La participación en esa comparsa le permite sacar a flote su lado histriónico, un costado que viene explorando a partir del juego con la técnica del clown. “De chiquita me gustaba el teatro, jugueteaba con la idea de ser actriz, esa cosa de hacer personajes en el espejo”. Antes del Conservatorio Luis Gianneo, donde se formó como música, quiso ingresar en la Escuela de Arte Dramático. Era menor de edad y no la aceptaron. Entonces, optó por el otro camino.

“Mi clown está en búsqueda. Se llama Bachata, lo busco con algunos maestros desde el juego, es ese clown que cada uno tiene y que yo tengo como herramienta para la escena, porque tiene que ver con el hecho de divertirme. Me ayuda muchísimo a la exposición, porque la exposición a veces te lleva al fracaso y a la equivocación. Podés sufrir o podés divertirte, yo prefiero divertirme, si no te bajás del escenario y no subís más. Si no aprendés a llevarte bien con la equivocación sufrís. Y hay que hacerse cargo porque uno es eso también”.

¿Tu próximo paso es el teatro?

—Sí, me veo, hay que estudiar, hay que prepararse. Me encanta, aunque la música tiene mucho de eso, hay canciones que yo canto y que interpreto y que son historias. Cantarlas es contarlas y el cuerpo tiene que estar modificado. El teatro me gusta, hasta ahora viene como juego. El verano pasado actué invitada por los Blá Blá. Fue divertido.

¿Notás un decir diferente de la mujer en el folklore?

—En su momento las mujeres cantaban cambiando las palabras masculinas y pasándolas a femenino. Para mí el cambio vino cuando la mujer empezó a componer. Mientras tanto fijate que Mercedes Sosa cambiaba su nombre porque su familia no aceptaba que ella se dedicara a la música. Y ella no componía. Hoy hay muchas mujeres que componen y eso es para festejar.

En tu disco Agüita buscaste grabar canciones de compositores de Mar del Plata, ¿por qué?

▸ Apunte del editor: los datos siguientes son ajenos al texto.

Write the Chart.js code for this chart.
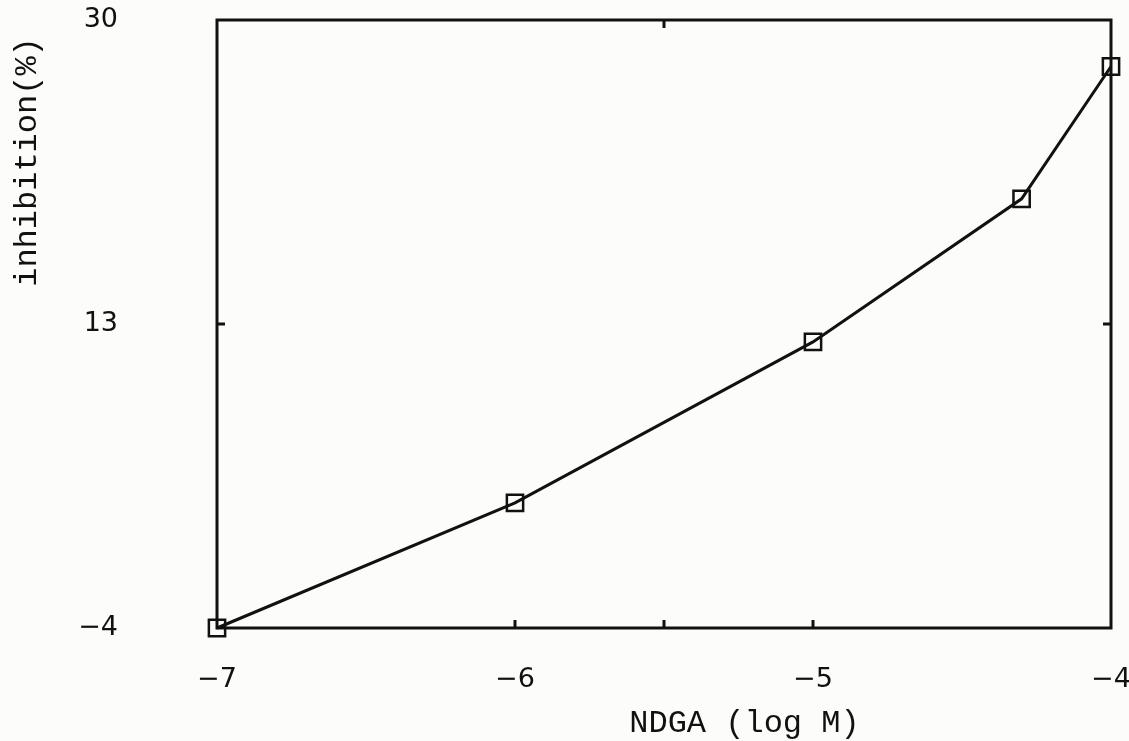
<!DOCTYPE html>
<html>
<head>
<meta charset="utf-8">
<script src="https://cdn.jsdelivr.net/npm/chart.js@4/dist/chart.umd.min.js"></script>
<style>
  html, body { margin: 0; padding: 0; background: #fcfcfa; }
  #wrap { width: 1129px; height: 741px; }
</style>
</head>
<body>
<div id="wrap"><canvas id="c" width="1129" height="741"></canvas></div>
<script>
// Data
const logConc = [-7, -6, -5, -4.3, -4];
const inhibition = [-4, 3, 12, 20, 27.4];
const xTickLabels = [-7, -6, -5, -4];
const yTickLabels = [-4, 13, 30];
const xInnerTicksBottom = [-6, -5.5, -5];
const xInnerTicksTop = [-5.5];
const yInnerTicks = [13];
const xTitle = 'NDGA (log M)';
const yTitle = 'inhibition(%)';

const points = logConc.map((x, i) => ({ x: x, y: inhibition[i] }));

const frame = {
  id: 'frame',
  beforeDraw(chart) {
    const ctx = chart.ctx;
    ctx.save();
    ctx.fillStyle = '#fcfcfa';
    ctx.fillRect(0, 0, chart.width, chart.height);
    ctx.restore();
  },
  beforeDatasetsDraw(chart) {
    const ctx = chart.ctx;
    const a = chart.chartArea;
    const xs = chart.scales.x, ys = chart.scales.y;
    ctx.save();
    ctx.strokeStyle = '#111';
    ctx.lineWidth = 3;
    ctx.strokeRect(a.left, a.top, a.right - a.left, a.bottom - a.top);
    const L = 8;
    xInnerTicksBottom.forEach(v => {
      const px = xs.getPixelForValue(v);
      ctx.beginPath(); ctx.moveTo(px, a.bottom); ctx.lineTo(px, a.bottom - L); ctx.stroke();
    });
    xInnerTicksTop.forEach(v => {
      const px = xs.getPixelForValue(v);
      ctx.beginPath(); ctx.moveTo(px, a.top); ctx.lineTo(px, a.top + L); ctx.stroke();
    });
    yInnerTicks.forEach(v => {
      const py = ys.getPixelForValue(v);
      ctx.beginPath(); ctx.moveTo(a.left, py); ctx.lineTo(a.left + L, py); ctx.stroke();
      ctx.beginPath(); ctx.moveTo(a.right, py); ctx.lineTo(a.right - L, py); ctx.stroke();
    });
    // axis titles
    ctx.fillStyle = '#111';
    ctx.font = '32px "Liberation Mono"';
    ctx.textBaseline = 'middle';
    ctx.textAlign = 'center';
    ctx.fillText(xTitle, a.left + (a.right - a.left) * 0.59, 724);
    ctx.translate(28, a.top + 142);
    ctx.rotate(-Math.PI / 2);
    ctx.fillText(yTitle, 0, 0);
    ctx.restore();
  }
};

const zeroPad = s => { s.paddingLeft = 0; s.paddingRight = 0; s.paddingTop = 0; s.paddingBottom = 0; };

new Chart(document.getElementById('c'), {
  type: 'scatter',
  data: {
    datasets: [{
      data: points,
      showLine: true,
      borderColor: '#111',
      borderWidth: 3,
      pointStyle: 'rect',
      pointRadius: 11.5,
      pointBorderWidth: 2.5,
      pointBackgroundColor: 'rgba(0,0,0,0)',
      pointBorderColor: '#111',
      clip: false,
      tension: 0
    }]
  },
  plugins: [frame],
  options: {
    responsive: false,
    animation: false,
    devicePixelRatio: 1,
    layout: { autoPadding: false, padding: { left: 0, right: 18, top: 20, bottom: 0 } },
    plugins: { legend: { display: false }, tooltip: { enabled: false } },
    scales: {
      x: {
        type: 'linear',
        min: -7, max: -4,
        afterBuildTicks(s) { s.ticks = xTickLabels.map(v => ({ value: v })); },
        afterFit(s) { s.height = 113; zeroPad(s); },
        grid: { display: false, drawTicks: false },
        border: { display: false },
        ticks: {
          color: '#111',
          padding: 36,
          font: { family: 'DejaVu Sans', size: 27 },
          callback: v => String(v).replace('-', '\u2212')
        },
        title: { display: false }
      },
      y: {
        type: 'linear',
        min: -4, max: 30,
        afterBuildTicks(s) { s.ticks = yTickLabels.map(v => ({ value: v })); },
        afterFit(s) { s.width = 217; zeroPad(s); },
        grid: { display: false, drawTicks: false },
        border: { display: false },
        ticks: {
          color: '#111',
          padding: 99,
          font: { family: 'DejaVu Sans', size: 27 },
          callback: v => String(v).replace('-', '\u2212')
        },
        title: { display: false }
      }
    }
  }
});
</script>
</body>
</html>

—Sí, tuvo ese objetivo, mostrar a compositores de acá. Durante mucho tiempo Mar del Plata fue una ciudad de paso, los artistas no eran tenidos en cuenta como artistas. Y bueno, hay una ola que empezó a subir y a subir. Y necesitaba de cosas concretas: hay canciones, bueno vamos a grabarlas y a empezar a cantarlas. Se empezó a ver en los músicos que en sus repertorios había canciones de autores marplatenses. Quise que Agüita fuese un disco con un gran porcentaje de autores marplatenses. El segundo disco viene con canciones mías.

¿Cómo componés?

—Primero aparece la música, es lo que sucede aquí y ahora. Luego aparece todo, de manera desordenada y empiezo a ordenarlo. Se suele dar a la mañana, generalmente fin de semana, tomando mate, desconectando el teléfono, que siempre está sonando. Aunque no es una constante. Admiro a la gente que está componiendo todo el tiempo. Lo mío es más esporádico, cada tanto, con mucho respeto. La composición es un gran momento para la persona. Surgen cosas que me pasan, pero a veces surgen historias de otros. La música, el canto, la composición tienen que ver con un proceso físico, de madurez de cada uno, de espiritualidad. Yo no soy la misma que hace diez años y por ende se van modificando mis palabras, mis melodías, las armonías. Y las canciones empiezan a ser diferentes.

¿Por qué en tu música hay tanto ritmo y tambor?

—Debo tener raíces negras. El candombe es un amor que tengo y que es muy antiguo, viene de otro lado, porque es una música que me hace vibrar muchísimo. Hace poco estuve en Salvador de Bahía (Brasil) y bueno, también, siento familiaridad, siento que puedo habitar ese lugar tranquilamente. Me conecto desde un lugar muy genuino. Entiendo la música desde la percusión, desde el pulso que empieza en el cuerpo. Empieza en el cuerpo mucho antes, incluso, de ser nosotros. Empieza en dos personas que ya pulsaron, dos ritmos que te dieron ritmo a vos. Siempre volver al ritmo es una de las cosas que te hace sentir la tierra, el latido.

Sí, la plenitud de la pertenencia, otra vez.

 

 

(*) Los versos que se transcriben son fragmentos de canciones de compositores marplatenses que componen el disco Agüita. Por orden de aparición: Luis Reales, Luis Caro, Marcelo Amorós y Sebastián Echarry.